The Scottish Advice Note (2021) has taken a similar view using the evidence provided by the BS 8414 test. However according to the IEAP, HPL panels of Class C or D are unlikely to adequately resist the spread of fire regardless of the type of insulation material exposed behind the cladding. In addition, the IEAP suggest that systems using any type of HPL panels of Class B with combustible insulation are also unlikely to adequately resist the spread of fire.

The level of risk from HPL systems is not as high as the risk from systems using aluminium composite material panels with a polyethylene core (Category 3). Extensive experimental fire testing in a MHCLG sponsored programme has validated the opinion of the expert panel on this matter.

Note that when the solid constituent parts of HPL panels are tested in the bomb calorimeter, they typically provide a gross heat of combustion of circa 20 Mega Joules per kilogram (MJ/kg) in accordance with BS EN ISO 1716: 2018. The core material used in thin category 3 ACM(PE) panels typically achieve more than double the HPL value at circa 45 MJ/kg.
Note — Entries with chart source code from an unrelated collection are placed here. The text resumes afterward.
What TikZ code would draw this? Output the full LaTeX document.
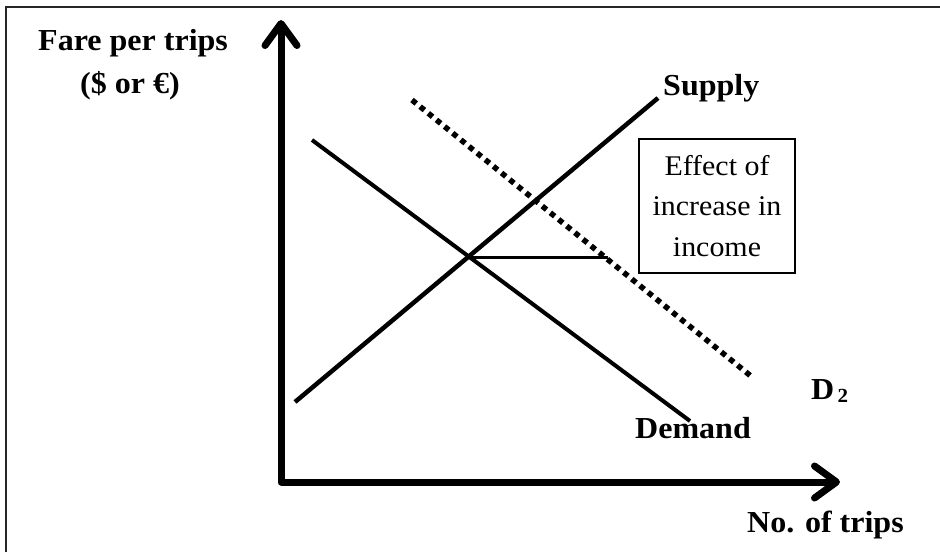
\documentclass[tikz,border=0pt]{standalone}
\usepackage{fontspec}
\setmainfont{Liberation Serif}[FakeStretch=1.05]
\usetikzlibrary{arrows.meta}
\tikzset{
  lbl/.style={inner sep=0pt, anchor=base west, font=\bfseries\fontsize{30.5}{36}\selectfont},
  axisline/.style={line width=7pt, line cap=round, line join=round,
    {Straight Barb[length=22pt,width=32pt,round]}-{Straight Barb[length=22pt,width=32pt,round]}},
  curve/.style={line width=4.5pt},
  shifted/.style={line width=5.5pt, dash pattern=on 5.5pt off 5pt},
  frameline/.style={line width=2pt, draw=black!85},
}
\begin{document}
\begin{tikzpicture}[x=1pt,y=-1pt]
\useasboundingbox (0,0) rectangle (940,552);
% frame
\coordinate (fbl) at (6,552);
\coordinate (ftl) at (6,7);
\coordinate (ftr) at (940,7);
\draw[frameline] (fbl) -- (ftl) -- (ftr);
% axes
\coordinate (O) at (281,482);
\coordinate (ytip) at (281,20);
\coordinate (xtip) at (840,482);
\draw[axisline] (ytip) -- (O) -- (xtip);
% supply
\coordinate (s1) at (295,402);
\coordinate (s2) at (658,98);
\draw[curve] (s1) -- (s2);
% demand
\coordinate (d1) at (312,140);
\coordinate (d2) at (690,421);
\draw[curve, line width=4pt] (d1) -- (d2);
% shifted demand
\coordinate (e1) at (412,100);
\coordinate (e2) at (752,377);
\draw[shifted] (e1) -- (e2);
% horizontal shift
\coordinate (eq) at (468.5,257.5);
\coordinate (eq2) at (608,257.5);
\draw[line width=3pt] (eq) -- (eq2);
% box
\node[draw, line width=2pt, minimum width=156pt, minimum height=134pt, inner sep=0pt,
  align=center, font=\fontsize{28.5}{40.5}\selectfont] (box) at (717,206)
  {Effect of\\increase in\\income};
% labels
\node[lbl] (yl1) at (38,50) {Fare per trips};
\node[lbl] (yl2) at (80,93) {(\$ or €)};
\node[lbl] (supl) at (663,95) {Supply};
\node[lbl] (deml) at (635,438) {Demand};
\node[lbl] (d2l) at (811,399) {D\raisebox{-3pt}{\fontsize{20}{20}\selectfont\,2}};
\node[lbl] (xl) at (747,532) {No. of trips};
\end{tikzpicture}
\end{document}
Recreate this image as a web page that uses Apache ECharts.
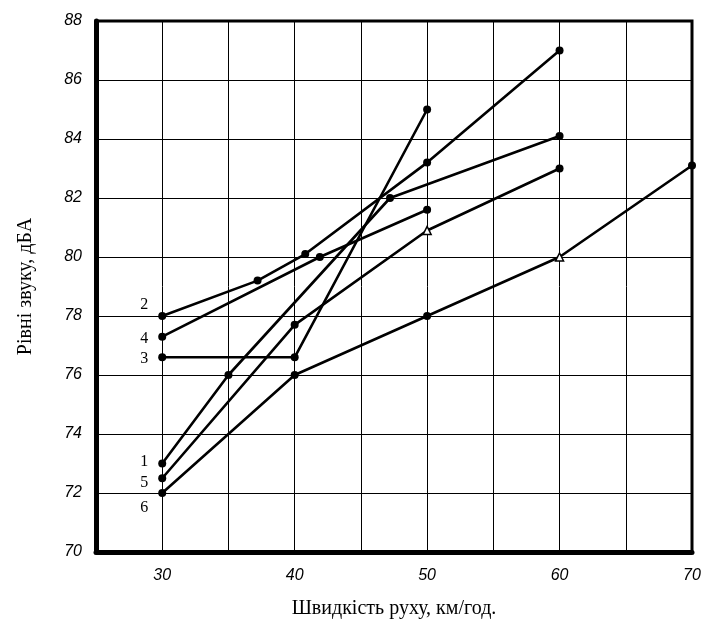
<!DOCTYPE html>
<html>
<head>
<meta charset="utf-8">
<script src="https://cdn.jsdelivr.net/npm/echarts@6/dist/echarts.min.js"></script>
<style>html,body{margin:0;padding:0;background:#fff}#c{width:702px;height:623px}</style>
</head>
<body>
<div id="c"></div>
<script>
// Data
const curveNames = ['1', '2', '3', '4', '5', '6'];
const curve1X = [30, 35, 47.2, 60];
const curve1Y = [73.0, 76.0, 82.0, 84.1];
const curve2X = [30, 37.2, 40.8, 50, 60];
const curve2Y = [78.0, 79.2, 80.1, 83.2, 87.0];
const curve3X = [30, 40, 50];
const curve3Y = [76.6, 76.6, 85.0];
const curve4X = [30, 41.9, 50];
const curve4Y = [77.3, 80.0, 81.6];
const curve5X = [30, 40, 50, 60];
const curve5Y = [72.5, 77.7, 80.9, 83.0];
const curve6X = [30, 40, 50, 60, 70];
const curve6Y = [72.0, 76.0, 78.0, 80.0, 83.1];
const xTickLabels = [30, 40, 50, 60, 70];
const yTickLabels = [70, 72, 74, 76, 78, 80, 82, 84, 86, 88];
// open (hollow) markers: [curve index, point index]
const openMarkers = [[4, 2], [5, 3]];
// label vertical offsets for curve numbers
const labelOffsetsY = [-2, -11, 1, 2, 5, 15];

const xs = [curve1X, curve2X, curve3X, curve4X, curve5X, curve6X];
const ys = [curve1Y, curve2Y, curve3Y, curve4Y, curve5Y, curve6Y];

const series = xs.map((xArr, i) => ({
  type: 'line',
  name: curveNames[i],
  symbol: 'circle',
  symbolSize: 8,
  lineStyle: { color: '#000', width: 2.6 },
  itemStyle: { color: '#000' },
  z: 5,
  data: xArr.map((x, j) => {
    const item = { value: [x, ys[i][j]] };
    if (openMarkers.some(m => m[0] === i && m[1] === j)) {
      item.symbol = 'triangle';
      item.symbolSize = 8;
      item.itemStyle = { color: '#fff', borderColor: '#000', borderWidth: 1.5 };
    }
    if (j === 0) {
      item.label = {
        show: true, position: 'left', distance: 10,
        offset: [0, labelOffsetsY[i]],
        formatter: curveNames[i],
        fontFamily: 'Liberation Serif', fontSize: 16, color: '#000'
      };
    }
    return item;
  })
}));

const chart = echarts.init(document.getElementById('c'), null, { renderer: 'canvas' });
chart.setOption({
  animation: false,
  backgroundColor: '#fff',
  grid: { left: 96, right: 10, top: 21, bottom: 71, show: true, borderColor: '#000', borderWidth: 3,
          containLabel: false, outerBoundsMode: 'none' },
  xAxis: {
    type: 'value', min: 25, max: 70, interval: 5,
    name: 'Швидкість руху, км/год.', nameLocation: 'middle', nameGap: 47,
    nameTextStyle: { fontFamily: 'Liberation Serif', fontSize: 20, color: '#000' },
    axisLine: { show: true, onZero: false, lineStyle: { color: '#000', width: 5 } },
    axisTick: { show: false },
    axisLabel: {
      margin: 16, color: '#000', fontFamily: 'Liberation Sans', fontStyle: 'italic', fontSize: 16,
      formatter: v => xTickLabels.includes(v) ? String(v) : ''
    },
    splitLine: { show: true, lineStyle: { color: '#000', width: 1 } }
  },
  yAxis: {
    type: 'value', min: 70, max: 88, interval: 2,
    name: 'Рівні звуку, дБА', nameLocation: 'middle', nameGap: 60,
    nameTextStyle: { fontFamily: 'Liberation Serif', fontSize: 20, color: '#000' },
    axisLine: { show: true, onZero: false, lineStyle: { color: '#000', width: 5 } },
    axisTick: { show: false },
    axisLabel: {
      margin: 14, color: '#000', fontFamily: 'Liberation Sans', fontStyle: 'italic', fontSize: 16,
      formatter: v => yTickLabels.includes(v) ? String(v) : ''
    },
    splitLine: { show: true, lineStyle: { color: '#000', width: 1 } }
  },
  series: series
});
</script>
</body>
</html>
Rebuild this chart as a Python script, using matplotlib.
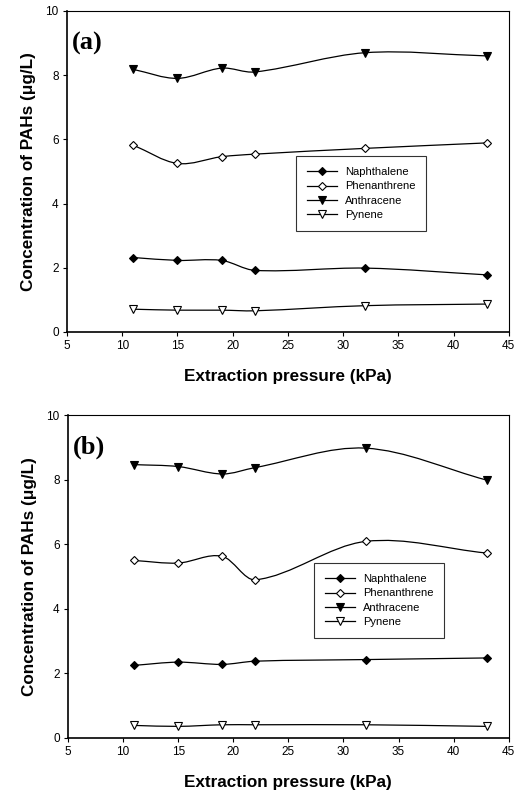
# PAH concentration vs extraction pressure, two panels (a) and (b)
import numpy as np
import matplotlib.pyplot as plt
from matplotlib.path import Path
from matplotlib.patches import PathPatch
from matplotlib.lines import Line2D

pressure = [11, 15, 19, 22, 32, 43]

naph_a = [2.32, 2.23, 2.23, 1.92, 1.99, 1.78]
phen_a = [5.82, 5.25, 5.46, 5.54, 5.72, 5.89]
anth_a = [8.18, 7.90, 8.22, 8.10, 8.70, 8.60]
pyr_a = [0.71, 0.68, 0.68, 0.66, 0.82, 0.87]

naph_b = [2.25, 2.35, 2.28, 2.38, 2.43, 2.48]
phen_b = [5.50, 5.42, 5.63, 4.90, 6.09, 5.73]
anth_b = [8.47, 8.41, 8.18, 8.38, 8.98, 7.99]
pyr_b = [0.39, 0.36, 0.41, 0.41, 0.41, 0.36]

names = ['Naphthalene', 'Phenanthrene', 'Anthracene', 'Pynene']
mstyle = [dict(marker='D', mfc='black', ms=4),
          dict(marker='D', mfc='white', ms=4),
          dict(marker='v', mfc='black', ms=6),
          dict(marker='v', mfc='white', ms=6)]


def smooth_path(x, y):
    # cubic hermite pieces as bezier segments (like the spline in the original)
    x = np.asarray(x, float)
    y = np.asarray(y, float)
    n = len(x)
    m = np.zeros(n)
    m[0] = (y[1] - y[0]) / (x[1] - x[0])
    m[-1] = (y[-1] - y[-2]) / (x[-1] - x[-2])
    for i in range(1, n - 1):
        m[i] = (y[i + 1] - y[i - 1]) / (x[i + 1] - x[i - 1])
    verts = [(x[0], y[0])]
    codes = [Path.MOVETO]
    for i in range(n - 1):
        h = x[i + 1] - x[i]
        verts += [(x[i] + h / 3, y[i] + m[i] * h / 3),
                  (x[i + 1] - h / 3, y[i + 1] - m[i + 1] * h / 3),
                  (x[i + 1], y[i + 1])]
        codes += [Path.CURVE4] * 3
    return Path(verts, codes)


def panel(ax, series, tag, legpos):
    for vals, st in zip(series, mstyle):
        ax.add_patch(PathPatch(smooth_path(pressure, vals), fill=False,
                               lw=0.9, ec='black'))
        ax.plot(pressure, vals, ls='none', mec='black', mew=0.8, **st)
    ax.set_xlim(5, 45)
    ax.set_ylim(0, 10)
    ax.set_xticks(range(5, 50, 5))
    ax.set_yticks(range(0, 12, 2))
    ax.tick_params(direction='out', length=3, width=0.8, labelsize=8.5, pad=3)
    for t in ax.get_xticklabels() + ax.get_yticklabels():
        t.set_fontfamily('Liberation Sans')
    for s in ax.spines.values():
        s.set_linewidth(0.8)
    ax.spines['left'].set_linewidth(1.2)
    ax.spines['bottom'].set_linewidth(1.2)
    ax.set_xlabel('Extraction pressure (kPa)', fontsize=12.3, fontweight='bold',
                  family='Liberation Sans', labelpad=12)
    ax.set_ylabel('Concentration of PAHs (\u03bcg/L)', fontsize=12.3,
                  fontweight='bold', family='Liberation Sans', labelpad=7)
    ax.text(0.012, 0.9, tag, transform=ax.transAxes, fontsize=19,
            fontweight='bold', family='Liberation Serif', va='center')
    handles = [Line2D([], [], color='black', lw=0.9, mec='black', mew=0.8, **st)
               for st in mstyle]
    leg = ax.legend(handles, names, loc='upper left', bbox_to_anchor=legpos,
                    frameon=True, fancybox=False, edgecolor='black',
                    handlelength=2.7, handletextpad=0.7, borderpad=1.0,
                    labelspacing=0.38, borderaxespad=0,
                    prop={'family': 'Liberation Sans', 'size': 8})
    leg.get_frame().set_linewidth(0.8)


fig = plt.figure(figsize=(5.21, 7.95), dpi=100)
ax1 = fig.add_axes([0.1286, 0.5824, 0.848, 0.4038])
ax2 = fig.add_axes([0.1305, 0.0717, 0.846, 0.406])

panel(ax1, [naph_a, phen_a, anth_a, pyr_a], '(a)', (0.518, 0.548))
panel(ax2, [naph_b, phen_b, anth_b, pyr_b], '(b)', (0.558, 0.542))

plt.savefig('out.png', dpi=100)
In conclusion, where HPL panels are installed on buildings, test evidence should be sought which may include small scale, intermediate scale or large scale fire test data. Appropriate panel fixings, support rails and fire barriers within the cavity are extremely important when determining the fire performance of the cladding system. The information gathered should be taken account as part of the holistic fire risk assessment to determine the safety of the building occupants in the case of fire.